Nusantarakini.com, Jakarta –
Kita pakai istilah bencong di sini bukan dengan maksud menyudutkan dan meremehkan kelompok sosial tertentu. Cuma karena istilah bencong sudah menjadi lumrah dan mafhum, demi memudahkan pemahaman terhadap pesan tulisan ini, maka yang dimaksudkan dengan bencong ialah pribadi lembek, disoriented, pengecut dan remeh.
Ya…kemerdekaan yang kita raih, sebenarnya sudah berusia lanjut. Bayangkan sudah 72 tahun. Namun apa yang disaksikan dengan kemerdekaan setua itu.
Yang kaya makin kaya. Yang miskin makin miskin. Ironi dimana-mana.
Setiap instansi negara berpesta dengan kemerdekaan itu. Katanya untuk merayakan. Tapi sejatinya, merayakan diri mereka sendiri.
Anak-anak yatim dan terlantar di Republik ini, hanya mampu menatap murung kebiasaan perayaan itu. Sebab, mereka tak pernah merasakan indahnya merdeka dari kelaparan, kedinginan dan ketakutan sebagaimana bapak-bapak hebat di berbagai instansi itu.
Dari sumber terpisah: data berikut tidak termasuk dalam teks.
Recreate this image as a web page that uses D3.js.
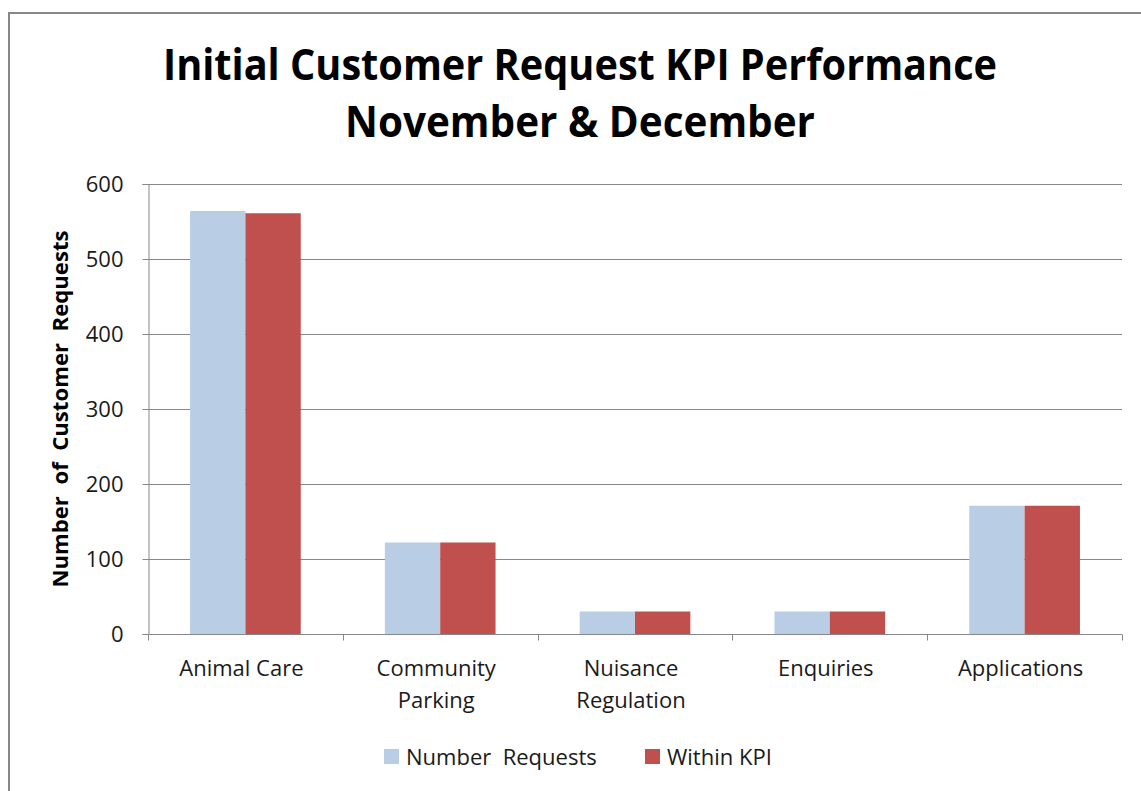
<!DOCTYPE html>
<html>
<head>
<meta charset="utf-8">
<script src="https://cdn.jsdelivr.net/npm/d3@7"></script>
<style>
	body { margin: 0; background: #fff; }
	svg { display: block; font-family: "Open Sans", "Noto Sans", sans-serif; }
	text { white-space: pre; }
</style>
</head>
<body>
<div id="chart"></div>
<script>
// chart data
var categories = [["Animal Care"], ["Community", "Parking"], ["Nuisance", "Regulation"], ["Enquiries"], ["Applications"]];
var seriesNames = ["Number  Requests", "Within KPI"];
var seriesColors = ["#B9CDE5", "#C0504D"];
var numberRequests = [564, 122, 30, 30, 171];
var withinKPI = [561, 122, 30, 30, 171];
var yTicks = [0, 100, 200, 300, 400, 500, 600];

function makeChart() {
	var width = 1141, height = 791;
	var margin = {left: 148, right: 19, top: 184, bottom: 157};

	var svg = d3.select("#chart").append("svg")
		.attr("width", width)
		.attr("height", height);

	// outer frame of the chart
	svg.append("rect")
		.attr("x", 9).attr("y", 13)
		.attr("width", 1160).attr("height", 820)
		.attr("fill", "none")
		.attr("stroke", "#878787")
		.attr("stroke-width", 2);

	// title
	var title = svg.append("text")
		.attr("text-anchor", "middle")
		.attr("font-weight", "bold")
		.attr("font-size", 43)
		.attr("fill", "#000");
	title.append("tspan").attr("x", 580).attr("y", 80)
		.attr("textLength", 834).attr("lengthAdjust", "spacingAndGlyphs")
		.text("Initial Customer Request KPI Performance");
	title.append("tspan").attr("x", 580).attr("y", 137)
		.attr("textLength", 470).attr("lengthAdjust", "spacingAndGlyphs")
		.text("November & December");

	var x = d3.scaleBand()
		.domain(d3.range(categories.length))
		.range([margin.left, width - margin.right])
		.paddingInner(0).paddingOuter(0);
	var x1 = d3.scaleBand()
		.domain(d3.range(seriesNames.length))
		.range([0, x.bandwidth()])
		.paddingOuter(0.76).paddingInner(0);
	var y = d3.scaleLinear()
		.domain([0, 600])
		.range([height - margin.bottom, margin.top]);

	// gridlines
	svg.append("g").selectAll("line.grid")
		.data(yTicks.slice(1)).enter()
		.append("line").attr("class", "grid")
		.attr("x1", margin.left).attr("x2", width - margin.right)
		.attr("y1", d => Math.round(y(d)) + 0.5).attr("y2", d => Math.round(y(d)) + 0.5)
		.attr("stroke", "#878787");

	// bars
	var series = [numberRequests, withinKPI];
	series.forEach((values, s) => {
		svg.append("g").selectAll("rect")
			.data(values).enter()
			.append("rect")
			.attr("x", (d, i) => x(i) + x1(s))
			.attr("width", x1.bandwidth())
			.attr("y", d => y(d))
			.attr("height", d => y(0) - y(d))
			.attr("fill", seriesColors[s]);
	});

	// y axis
	var yAxis = svg.append("g")
		.attr("transform", "translate(" + (margin.left + 0.5) + ",0)")
		.call(d3.axisLeft(y).tickValues(yTicks).tickSize(6).tickPadding(19));
	yAxis.select(".domain").attr("stroke", "#878787");
	yAxis.selectAll(".tick line").attr("stroke", "#878787");
	yAxis.selectAll(".tick text")
		.attr("font-family", "'Open Sans', sans-serif")
		.attr("font-size", 22).attr("fill", "#1a1a1a");

	// x axis
	var xAxis = svg.append("g")
		.attr("transform", "translate(0," + (Math.round(y(0)) + 0.5) + ")");
	xAxis.append("line")
		.attr("x1", margin.left).attr("x2", width - margin.right)
		.attr("stroke", "#878787");
	xAxis.selectAll("line.tick")
		.data(d3.range(categories.length + 1)).enter()
		.append("line").attr("class", "tick")
		.attr("x1", d => Math.round(margin.left + d * x.bandwidth()) + 0.5)
		.attr("x2", d => Math.round(margin.left + d * x.bandwidth()) + 0.5)
		.attr("y1", 0).attr("y2", 6)
		.attr("stroke", "#878787");
	var labels = xAxis.selectAll("text.cat")
		.data(categories).enter()
		.append("text").attr("class", "cat")
		.attr("text-anchor", "middle")
		.attr("font-size", 22).attr("fill", "#1a1a1a");
	labels.selectAll("tspan")
		.data((d, i) => d.map(t => ({t: t, i: i}))).enter()
		.append("tspan")
		.attr("x", d => x(d.i) + x.bandwidth() / 2 - 4)
		.attr("y", (d, j) => 41 + j * 32)
		.text(d => d.t);

	// y axis title
	svg.append("text")
		.attr("transform", "translate(68," + ((y(0) + y(600)) / 2) + ")rotate(-90)")
		.attr("text-anchor", "middle")
		.attr("font-weight", "bold")
		.attr("font-size", 21)
		.attr("fill", "#000")
		.attr("textLength", 357).attr("lengthAdjust", "spacingAndGlyphs")
		.text("Number  of  Customer  Requests");

	// legend
	var legendX = [384, 645];
	var legend = svg.append("g").selectAll("g")
		.data(seriesNames).enter()
		.append("g")
		.attr("transform", (d, i) => "translate(" + legendX[i] + ",749)");
	legend.append("rect")
		.attr("width", 15).attr("height", 15)
		.attr("fill", (d, i) => seriesColors[i]);
	legend.append("text")
		.attr("x", 22).attr("y", 16)
		.attr("font-size", 22).attr("fill", "#1a1a1a")
		.text(d => d);
}

window.addEventListener('DOMContentLoaded', makeChart)
</script>
</body>
</html>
Di sini, ironi kemerdekaan itu mencuat getir. Di sini, aroma semerbak kemerdekaan itu hanya beredar dari istana ke istana, dari kantor-kantor megah dan lapangan-lapangan hijau dingin. Lagi-lagi anak-anak yatim dan terlantar dari Republik ini menatap sendu dan parau.
Itulah ironi kemerdekaan. Ada yang berambisi ingin menunaikan janji kemerdekaan, tapi lama kelamaan makin sayup-sayup saja janji-janji itu.
Yah mau apa lagi. Siapa yang kuat, dialah yang berkuasa. Demikian rumusnya.
Kita kehilangan generasi-generasi trengginas seperti Soekarno Hatta. Yang ramai ialah generasi bencong yang loyo dan kemayu. Tidak bisa protes. Hanya membebek.
Generasi yang titik perhatiannya kepada kesenangan dirinya sendiri. Generasi unyu-unyu yang baunya tidak sedap. Tapi dimanja hingga rengsek di bawah titah penguasa.
Itulah ironi 72 tahun Indonesia merdeka. Yang katanya menghasilkan generasi milenial yang centil genit yang nggak penting bagi mereka yang terhampar di jalanan yang kejam.